Each line from the top of the listing through the one holding "from matplotlib.colors import Normalize" should be restated word for word, with nothing added and no pictures.
┌─ Dataset section
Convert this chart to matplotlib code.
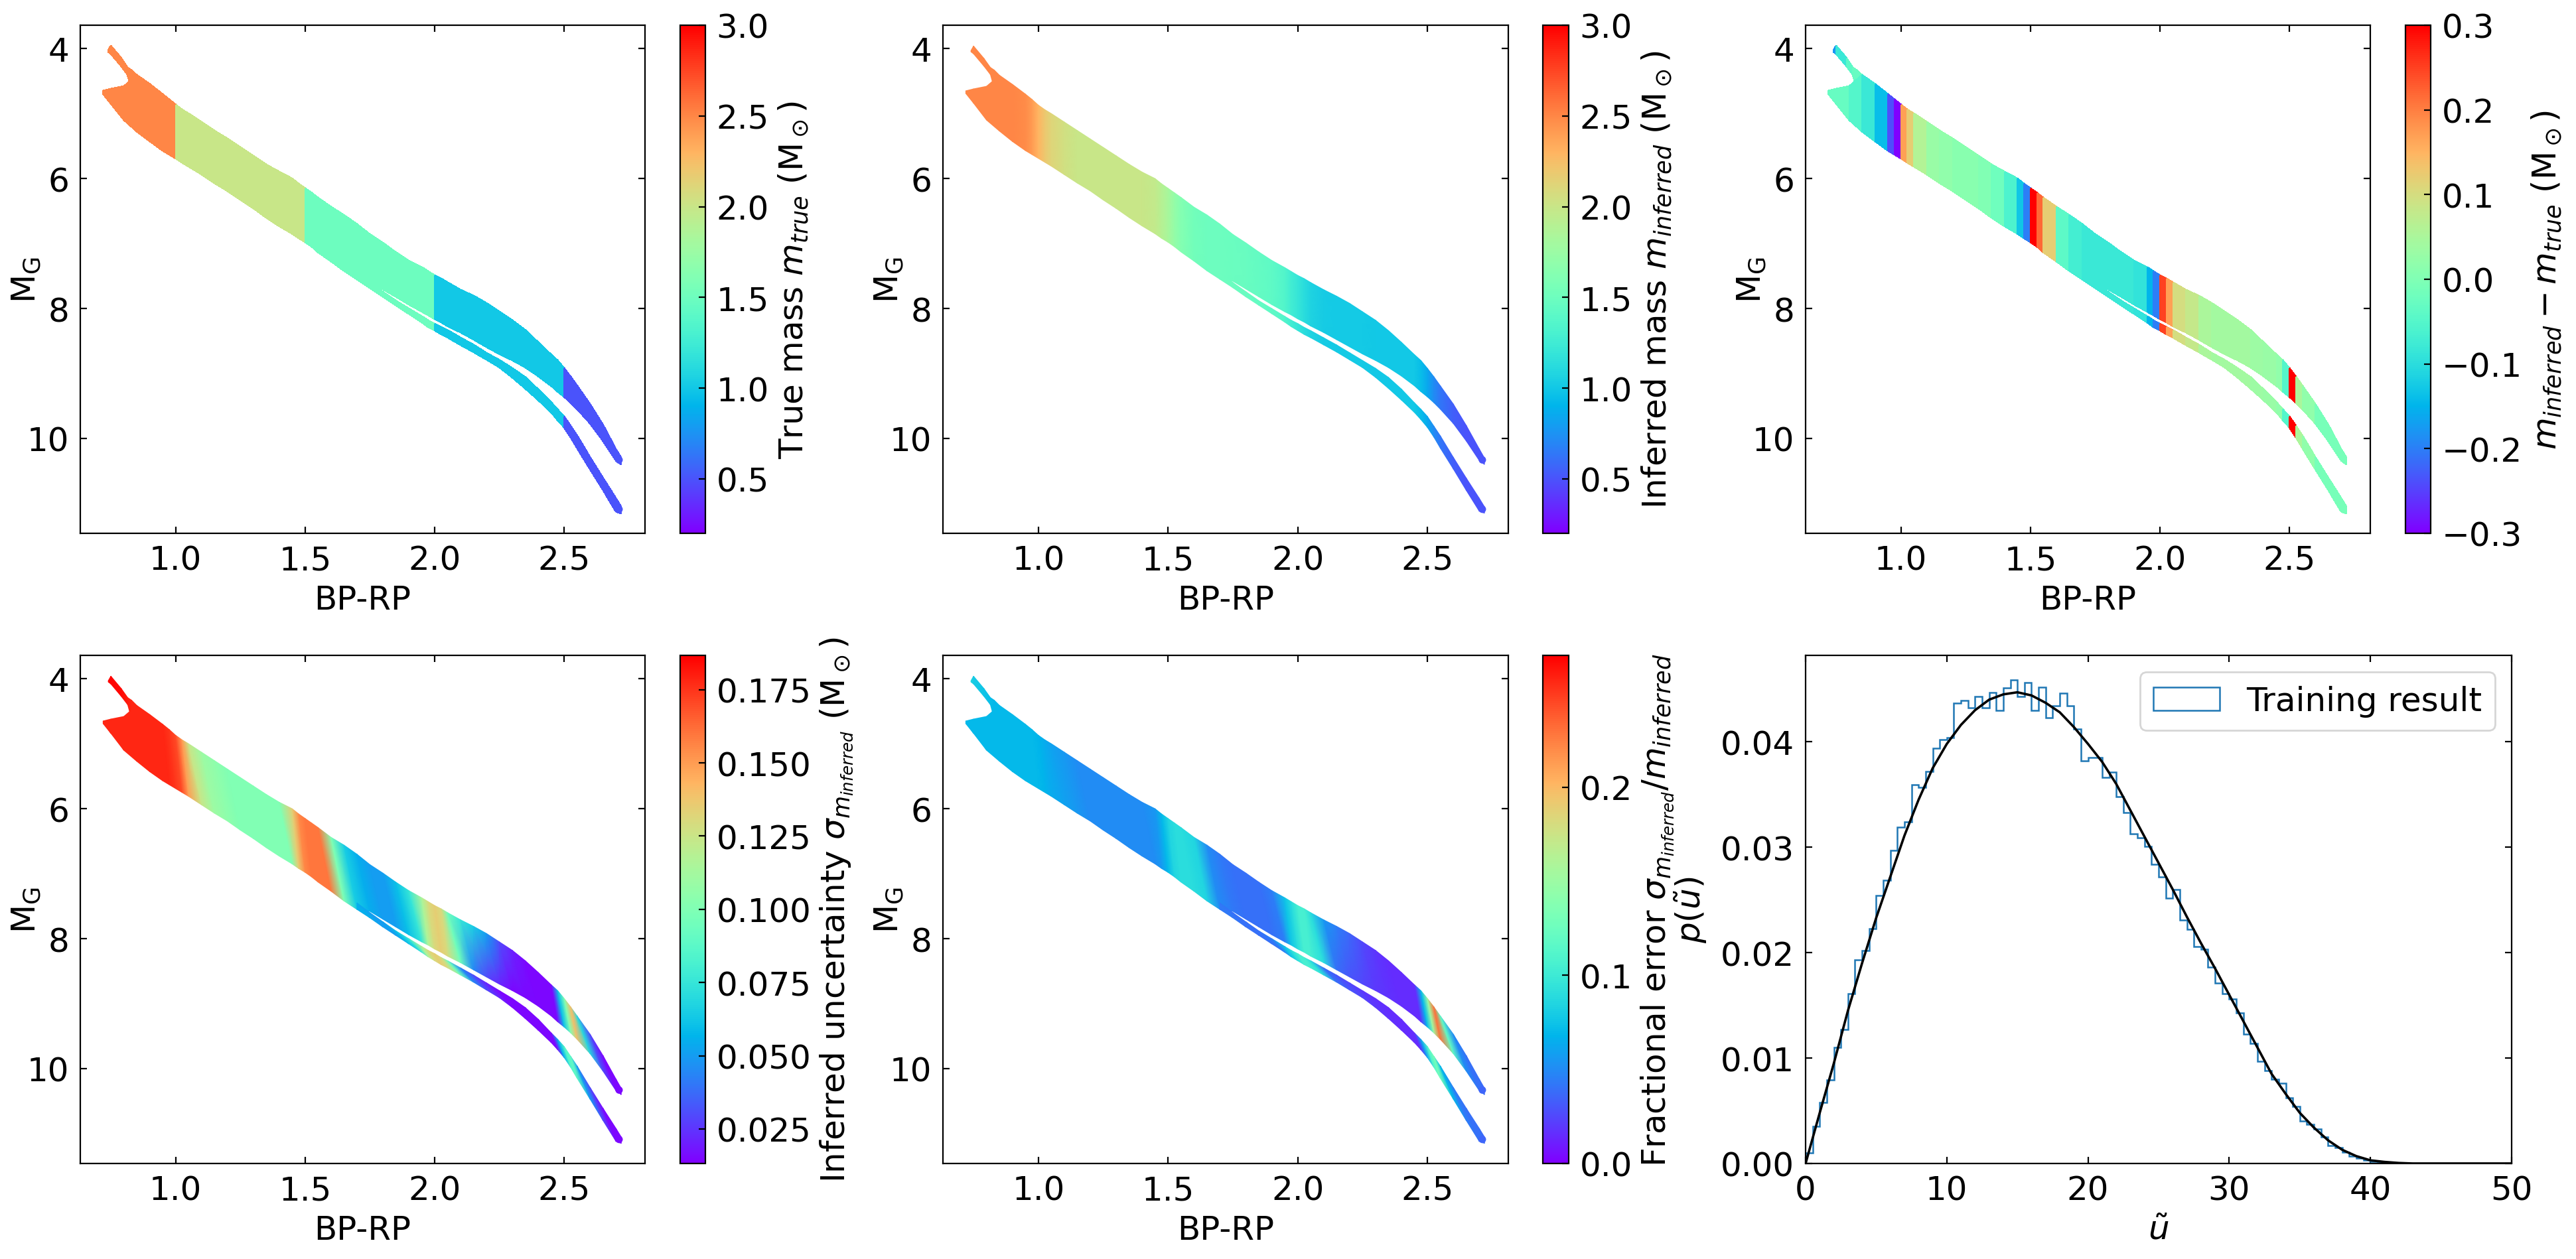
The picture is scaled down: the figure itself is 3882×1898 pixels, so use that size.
import numpy as np
import matplotlib
matplotlib.use("Agg")
import matplotlib.pyplot as plt
from matplotlib.colors import Normalize

W, H, DPI = 3882, 1899, 200

# ---- colour-magnitude band: nodes along BP-RP
band_x = [0.72,0.75,0.80,0.85,0.90,0.95,0.975,1.0,1.025,1.05,1.10,1.15,1.20,1.25,1.30,1.35,1.40,1.45,1.475,1.5,
          1.525,1.55,1.60,1.65,1.70,1.75,1.80,1.85,1.90,1.95,1.975,2.0,2.025,2.05,2.10,2.15,2.20,2.25,2.30,2.35,
          2.40,2.45,2.475,2.5,2.525,2.55,2.60,2.65,2.70,2.72]
band_top = [4.65,4.62,4.58,4.41,4.55,4.70,4.78,4.87,4.94,5.00,5.13,5.26,5.39,5.52,5.65,5.78,5.90,6.00,6.08,6.15,
            6.22,6.29,6.44,6.56,6.70,6.86,6.99,7.13,7.26,7.37,7.43,7.49,7.54,7.60,7.71,7.81,7.92,8.05,8.18,8.34,
            8.52,8.71,8.80,8.92,9.05,9.19,9.47,9.80,10.16,10.30]
band_bot = [4.69,4.84,5.10,5.27,5.43,5.57,5.63,5.69,5.75,5.81,5.94,6.07,6.19,6.33,6.46,6.60,6.73,6.85,6.92,6.98,
            7.05,7.13,7.27,7.42,7.55,7.58,7.70,7.82,7.94,8.05,8.10,8.16,8.21,8.27,8.37,8.48,8.59,8.70,8.80,8.91,
            9.04,9.19,9.28,9.36,9.45,9.55,9.77,10.04,10.34,10.40]
# lower (single-star) strip, from BP-RP = 1.70 on
strip_top = [7.45,7.60,7.74,7.88,8.00,8.12,8.18,8.23,8.29,8.34,8.45,8.56,8.68,8.80,8.92,9.06,9.24,9.45,9.55,9.66,
             9.81,9.96,10.29,10.61,10.92,11.05]
strip_bot = [7.55,7.68,7.82,7.95,8.08,8.21,8.28,8.34,8.40,8.45,8.56,8.67,8.79,8.91,9.06,9.23,9.41,9.60,9.71,9.83,
             9.98,10.15,10.47,10.80,11.12,11.15]
# the thin spike at the bright end
spike_x = [0.74,0.75,0.79,0.815,0.83,0.85]
spike_top = [4.03,3.96,4.15,4.29,4.33,4.41]
spike_bot = [4.05,4.08,4.27,4.40,4.62,4.62]
# rounded ends of the two faint tails
tail_x = [2.712,2.712]
tail_y = [10.33,11.09]

# per-cell values (between band nodes)
m_true = [2.5]*7 + [2.0]*12 + [1.5]*12 + [1.0]*12 + [0.5]*6
m_diff = [-.03,-.03,-.05,-.08,-.14,-.24,-.30,.17,.12,.06,.03,.02,.01,.01,0,-.02,-.06,-.13,-.20,.30,.22,.12,-.04,-.07,
          -.08,-.08,-.08,-.08,-.09,-.15,-.20,.25,.17,.10,.08,.05,.04,.04,.04,.035,.03,.02,-.05,.30,.05,.02,-.01,-.01,-.01]
# per-node values
m_inf = [2.5,2.5,2.5,2.5,2.5,2.48,2.42,2.3,2.2,2.12,2.04,2.0,2.0,2.0,2.0,2.0,2.0,1.97,1.9,1.82,
         1.72,1.63,1.53,1.5,1.5,1.48,1.47,1.45,1.42,1.35,1.27,1.2,1.13,1.07,1.03,1.02,1.01,1.01,1.0,1.0,
         1.0,1.0,.95,.85,.72,.63,.54,.5,.5,.5]
sigma = [.178,.178,.178,.178,.178,.178,.175,.17,.15,.125,.11,.105,.10,.10,.10,.10,.10,.135,.155,.16,
         .16,.16,.10,.065,.055,.05,.05,.06,.075,.115,.13,.135,.13,.095,.045,.03,.022,.015,.015,.015,
         .015,.015,.06,.10,.14,.07,.03,.015,.015,.015]
sigma_upper = [.178,.178,.178,.178,.178,.178,.175,.17,.15,.125,.11,.105,.10,.10,.10,.10,.10,.135,.155,.16,
               .16,.16,.10,.065,.055,.05,.05,.06,.075,.115,.13,.135,.13,.095,.075,.065,.05,.03,.02,.015,
               .015,.015,.06,.10,.14,.07,.03,.015,.015,.015]
sigma_strip = [.055,.05,.05,.06,.075,.115,.13,.135,.13,.095,.045,.03,.022,.015,.015,.015,
               .015,.015,.055,.085,.09,.05,.03,.015,.015,.015]
frac = [.07,.07,.07,.07,.07,.07,.07,.068,.064,.06,.055,.05,.05,.05,.05,.05,.05,.055,.07,.085,
        .09,.09,.085,.05,.043,.04,.04,.04,.045,.075,.09,.105,.105,.09,.04,.03,.025,.02,.017,.015,
        .015,.015,.07,.15,.23,.12,.05,.04,.04,.035]
frac_upper = [.07,.07,.07,.07,.07,.07,.07,.068,.064,.06,.055,.05,.05,.05,.05,.05,.05,.055,.07,.085,
              .09,.09,.085,.05,.043,.04,.04,.04,.045,.075,.09,.105,.105,.09,.055,.045,.035,.025,.018,.015,
              .015,.015,.07,.15,.23,.12,.05,.04,.04,.035]
frac_strip = [.043,.04,.04,.04,.045,.075,.09,.105,.105,.09,.04,.03,.025,.02,.017,.015,
              .015,.015,.06,.11,.13,.07,.045,.04,.04,.035]
spike_m_true = [2.5]*5
spike_m_diff = [-.18,-.08,-.04,-.03,-.03]
spike_m_inf = [2.5]*6
spike_sigma = [.186,.186,.184,.18,.178,.178]
spike_frac = [.085,.08,.075,.072,.07,.07]

# ---- histogram (bin width 0.5) and the analytic curve
hist_edges = [i*0.5 for i in range(101)]
hist_vals = [.001,.0035,.0058,.0079,.011,.0127,.0161,.0193,.0202,.0223,.0254,.0269,.0297,.0319,.0324,.0359,.0357,.0372,
             .0394,.0402,.0404,.0437,.0439,.0432,.0443,.0432,.0447,.043,.0451,.0459,.0443,.0456,.043,.0452,.0423,.0434,
             .0446,.0434,.0412,.0382,.0385,.0385,.0366,.0371,.0348,.0333,.0313,.0309,.0301,.0284,.0272,.0252,.026,.0231,
             .0222,.0206,.0203,.0186,.0171,.0161,.0156,.0143,.0123,.0114,.0097,.0088,.008,.0076,.0062,.0054,.004,.0037,
             .0033,.0025,.0017,.0015,.0011,.0007,.0005,.0003,.0002,.0001] + [0.0]*18
curve_u = list(range(44)) + [50]
curve_p = [0,.0048,.0095,.0145,.0190,.0233,.0272,.0311,.0345,.0375,.0398,.0416,.0430,.0440,.0445,.0447,.0444,.0437,
           .0428,.0414,.0398,.0381,.0360,.0335,.0310,.0285,.0260,.0234,.0209,.0185,.0160,.0135,.0110,.0085,.0066,
           .0048,.0034,.0022,.0013,.0007,.0003,.00015,.00005,0,0]

x_ticks = [1.0,1.5,2.0,2.5]
y_ticks = [4,6,8,10]

plt.rcParams.update({'font.size':18,'axes.linewidth':0.8,'xtick.direction':'in','ytick.direction':'in',
                     'xtick.top':True,'ytick.right':True,'xtick.major.size':3.5,'ytick.major.size':3.5,
                     'xtick.major.pad':6,'ytick.major.pad':6,'mathtext.default':'it'})
fig = plt.figure(figsize=(W/DPI,H/DPI),dpi=DPI)

def add_axes(l,r,t,b):
    return fig.add_axes([l/W,1-b/H,(r-l)/W,(b-t)/H])

def flat(ax,x,top,bot,c,norm):
    x=np.asarray(x)
    return ax.pcolormesh(np.array([x,x]),np.array([top,bot]),np.array([c]),cmap='rainbow',norm=norm,
                         shading='flat',edgecolors='face',linewidth=0.6)

def smooth(ax,x,top,bot,c,norm,tilt,c_upper=None):
    x=list(x);top=list(top);bot=list(bot);c=list(c)
    cu=list(c_upper) if c_upper is not None else c
    if tilt:
        X=np.array([[x[0]]+x,x+[x[-1]]]);Y=np.array([[top[0]]+top,bot+[bot[-1]]]);C=np.array([[cu[0]]+cu,[c[0]]+c])
    else:
        X=np.array([x,x]);Y=np.array([top,bot]);C=np.array([cu,c])
    return ax.pcolormesh(X,Y,C,cmap='rainbow',norm=norm,shading='gouraud')

def tails(ax,vals,norm):
    ax.scatter(tail_x,tail_y,c=vals,cmap='rainbow',norm=norm,s=16,linewidths=0)

def finish(ax,cax,m,label,ticks,labelpad=4):
    ax.set_xlim(0.632,2.812);ax.set_ylim(11.46,3.64)
    ax.set_xticks(x_ticks);ax.set_yticks(y_ticks)
    ax.set_xticklabels(['%.1f'%t for t in x_ticks])
    ax.set_xlabel('BP-RP',fontsize=18,labelpad=4);ax.set_ylabel(r'$\mathrm{M_G}$',fontsize=18)
    ax.yaxis.set_label_coords(-0.067,0.5)
    cb=fig.colorbar(m,cax=cax,ticks=ticks)
    cb.set_label(label,fontsize=18,labelpad=labelpad)
    cb.ax.tick_params(direction='in',length=3.5,right=True,pad=6)

TOP,BOT=(39,805),(989,1755)
Msun=r'($\mathrm{M_\odot}$)'

# panel 1
ax=add_axes(121,972,*TOP);cax=add_axes(1025,1063,*TOP);n=Normalize(0.2,3.0)
flat(ax,spike_x,spike_top,spike_bot,spike_m_true,n)
m=flat(ax,band_x,band_top,band_bot,m_true,n)
flat(ax,band_x[24:],strip_top,strip_bot,m_true[24:],n)
tails(ax,[m_true[-1]]*2,n)
finish(ax,cax,m,'True mass $m_{true}$ '+Msun,[.5,1,1.5,2,2.5,3])

# panel 2
ax=add_axes(1421,2273,*TOP);cax=add_axes(2325,2364,*TOP)
smooth(ax,spike_x,spike_top,spike_bot,spike_m_inf,n,False)
m=smooth(ax,band_x,band_top,band_bot,m_inf,n,False)
smooth(ax,band_x[24:],strip_top,strip_bot,m_inf[24:],n,False)
tails(ax,[m_inf[-1]]*2,n)
finish(ax,cax,m,'Inferred mass $m_{inferred}$ '+Msun,[.5,1,1.5,2,2.5,3])

# panel 3
ax=add_axes(2721,3572,*TOP);cax=add_axes(3625,3663,*TOP);n=Normalize(-0.3,0.3)
flat(ax,spike_x,spike_top,spike_bot,spike_m_diff,n)
m=flat(ax,band_x,band_top,band_bot,m_diff,n)
flat(ax,band_x[24:],strip_top,strip_bot,m_diff[24:],n)
finish(ax,cax,m,r'$m_{inferred}-m_{true}$ '+Msun,[-.3,-.2,-.1,0,.1,.2,.3])

# panel 4
ax=add_axes(121,972,*BOT);cax=add_axes(1025,1063,*BOT);n=Normalize(0.0132,0.1867)
smooth(ax,spike_x,spike_top,spike_bot,spike_sigma,n,False)
m=smooth(ax,band_x,band_top,band_bot,sigma,n,True,sigma_upper)
smooth(ax,band_x[24:],strip_top,strip_bot,sigma_strip,n,True)
tails(ax,[sigma[-1],sigma_strip[-1]],n)
finish(ax,cax,m,r'Inferred uncertainty $\sigma_{m_{inferred}}$ '+Msun,[.025,.05,.075,.1,.125,.15,.175])

# panel 5
ax=add_axes(1421,2273,*BOT);cax=add_axes(2325,2364,*BOT);n=Normalize(0,0.27)
smooth(ax,spike_x,spike_top,spike_bot,spike_frac,n,False)
m=smooth(ax,band_x,band_top,band_bot,frac,n,True,frac_upper)
smooth(ax,band_x[24:],strip_top,strip_bot,frac_strip,n,True)
tails(ax,[frac[-1],frac_strip[-1]],n)
finish(ax,cax,m,r'Fractional error $\sigma_{m_{inferred}}/m_{inferred}$',[0,.1,.2])

# panel 6
ax=add_axes(2721,3785,*BOT)
ax.hist(hist_edges[:-1],bins=hist_edges,weights=hist_vals,histtype='step',color='C0',lw=0.9,label='Training result')
ax.plot(curve_u,curve_p,color='k',lw=1.3)
ax.set_xlim(0,50);ax.set_ylim(0,0.0482)
ax.set_xticks([0,10,20,30,40,50]);ax.set_yticks([0,.01,.02,.03,.04])
ax.set_yticklabels(['0.00','0.01','0.02','0.03','0.04'])
ax.set_xlabel(r'$\tilde{u}$',fontsize=18,labelpad=4);ax.set_ylabel(r'$p(\tilde{u})$',fontsize=18)
ax.yaxis.set_label_coords(-0.137,0.5)
ax.legend(loc='upper right',fontsize=18)

fig.savefig('out.png',dpi=DPI)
└─
**Full solution**
Convert this chart to matplotlib code.
The picture is scaled down: the figure itself is 3882×1898 pixels, so use that size.
import numpy as np
import matplotlib
matplotlib.use("Agg")
import matplotlib.pyplot as plt
from matplotlib.colors import Normalize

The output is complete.